Republished from a comment I just wrote in a Facebook group I’m in. It was in response to the Group Leader advising everyone it was a good idea to make a to do list in order to get jobs done and not waste time.
I live by my to do list. I wouldn’t be able to function [without one]. Currently, my work to do list for the week has 17 tasks. And the other people I’m managing has a total of 46! My most favorite form of to do list is the Franklin-Covey method. That helped me get through college and my first job! Now I don’t need the ABC123 to prioritize, but because of it I’ve learned how to automatically!
Another technique I’ve learned is breaking projects into tasks. When a project looks so big, ask yourself, “how do you eat an elephant.” Answer: “one bite at a time!” My team’s 63 tasks actually make up 29 projects that we are actively working on. This allows me to know what stage of the projects they’re on or delegate out a piece of a project that can be handled by a teammate in case another gets behind.

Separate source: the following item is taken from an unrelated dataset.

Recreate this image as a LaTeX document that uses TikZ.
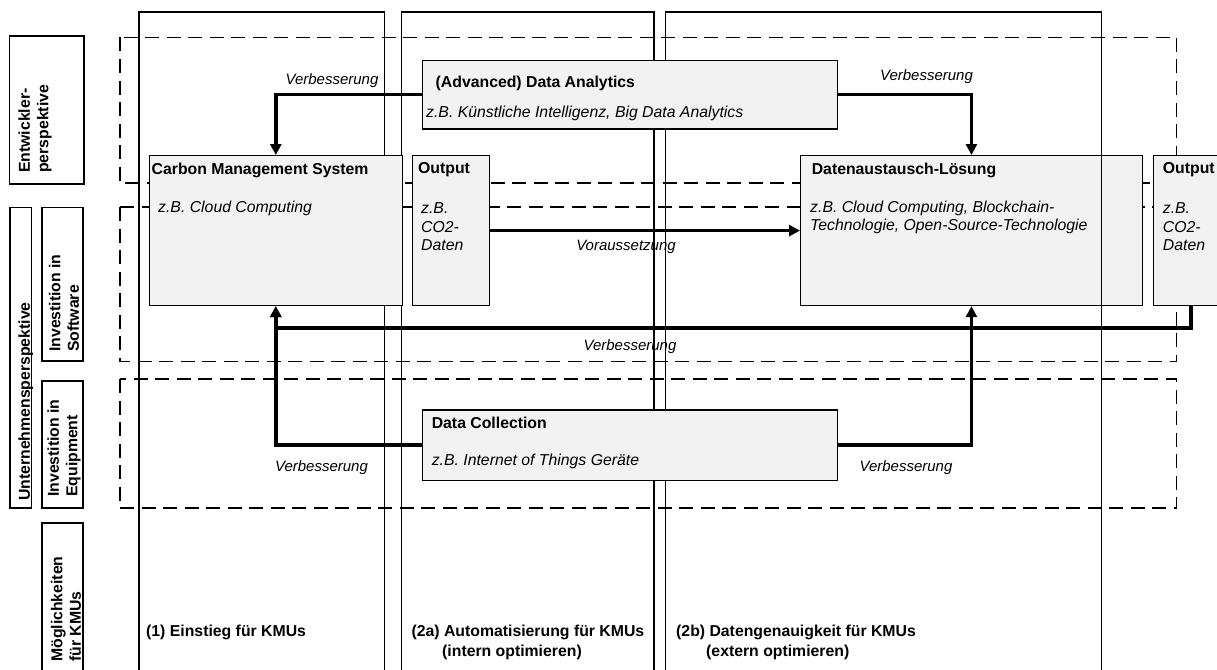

But I even do it personally. One of my current projects is “get new last name on passport.” But I’ve broken it into three tasks so I know exactly how to move forward with it and I can complete one of the tasks every day and feel like I’m moving forward to the goal without waiting for a day where I have the time to do it all at once.
I would stop breathing without my to do lists. Read The Checklist Manifesto, pure gold.
It is now on my To Read list. Thanks!
Great post Patti. I use a program called Wunderlist to do most of what you described. I love being organized.
I’m looking that up immediately as soon as I get my butt to the office. I keep trying to love Asana, it’s just not fitting my needs.